El discurso de Harris es ciertamente menos agresivo, pese a que escaló en los últimos días, en los que la candidata se abrió a llamar “fascista” a su contrincante. Ella tiene además una relación más estable con la verdad que su rival, aunque insista en adjudicarle el propósito de poner en práctica el Proyecto 2025, programa de máximos ultraconservadores redactado por un think tank de Washington del que el expresidente se ha desmarcado (y volvió a hacerlo en Greensboro).
La demócrata insistió en que Trump quiere prohibir el aborto en todo el país, restringir el acceso a los anticonceptivos, poner en riesgo los tratamientos de fecundación in vitro (pese a que el republicano le ha cogido el gusto a definirse como “el padre” de esa práctica de fertilización), y obligar a los Estados a vigilar los embarazos de las mujeres.
En todos esos asuntos confía Harris para llevarse la presidencia apoyada por el voto femenino, en una campaña definida más que nunca por una enorme brecha de género. Trump, en cambio, evitó hablar del aborto, del mismo modo que, en otra demostración de que estos dos universos paralelos también se distinguen por lo que prefieren callar, su oponente no mencionó la inmigración irregular, tal vez su flanco más débil, o los devastadores efectos del huracán Helene, que se cebó con Carolina del Norte (Trump sí lo hizo; repitió algunos de los bulos que lanzó en esos días).
Y si no fuera por la interrupción hasta en tres ocasiones de unos activistas propalestinos, críticos con el apoyo de la Administración de Biden al Gobierno israelí, la política internacional también habría brillado por su ausencia en el mitin de Charlotte. “Todos deseamos que esa guerra en Oriente Próximo termine”, dijo por fin. “Queremos a los rehenes (en manos de Hamás) en casa.
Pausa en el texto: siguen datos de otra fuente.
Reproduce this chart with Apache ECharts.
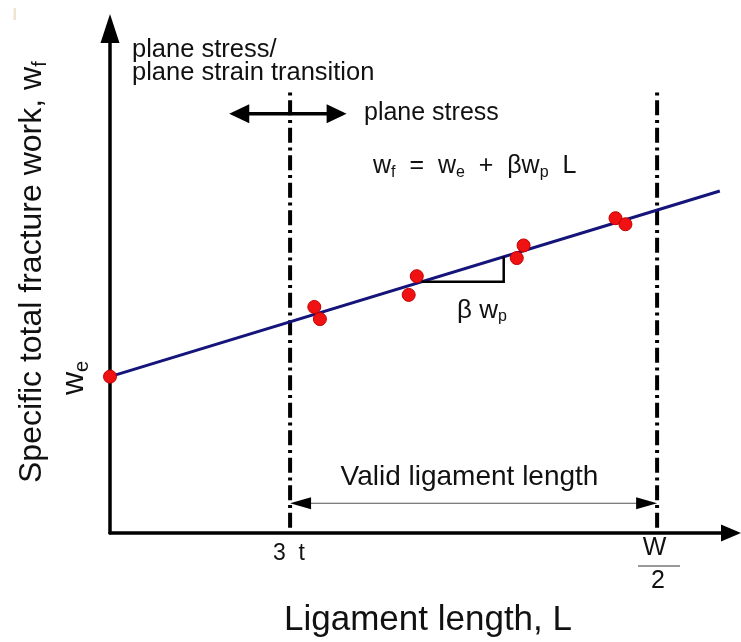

Cuando sea presidenta, haré todo lo que esté en mi poder para que así sea”.
En varios momentos de su errático discurso, Trump, que terminó casi a las 23:00, justo a tiempo para ver a Harris participar en el programa Saturday Night Live, subrayó el esfuerzo que está haciendo en esta recta final (”tres mítines hoy, tres mañana, cuatro el lunes, ¿os lo podéis imaginar?”) y se mostró “triste” porque la campaña vaya a acabarse, y con ella, añadió, “un movimiento, el más grande de la historia del mundo, que empezó hace nueve años”.
También pidió a los presentes que fueran a votar: “Hacedlo, por favor. Si no gano después de todo esto, estaré en un problema”. Y en eso también podrían estar de acuerdo los habitantes de ambos universos. No solo el del futuro país, también está en juego del candidato. Ha sido hallado culpable de 34 delitos graves, por los que espera condena, y aún tiene tres juicios más pendientes, así que su porvenir será muy distinto si el próximo 20 de enero no jura ante el Capitolio como el cuadragésimo séptimo presidente de EE UU.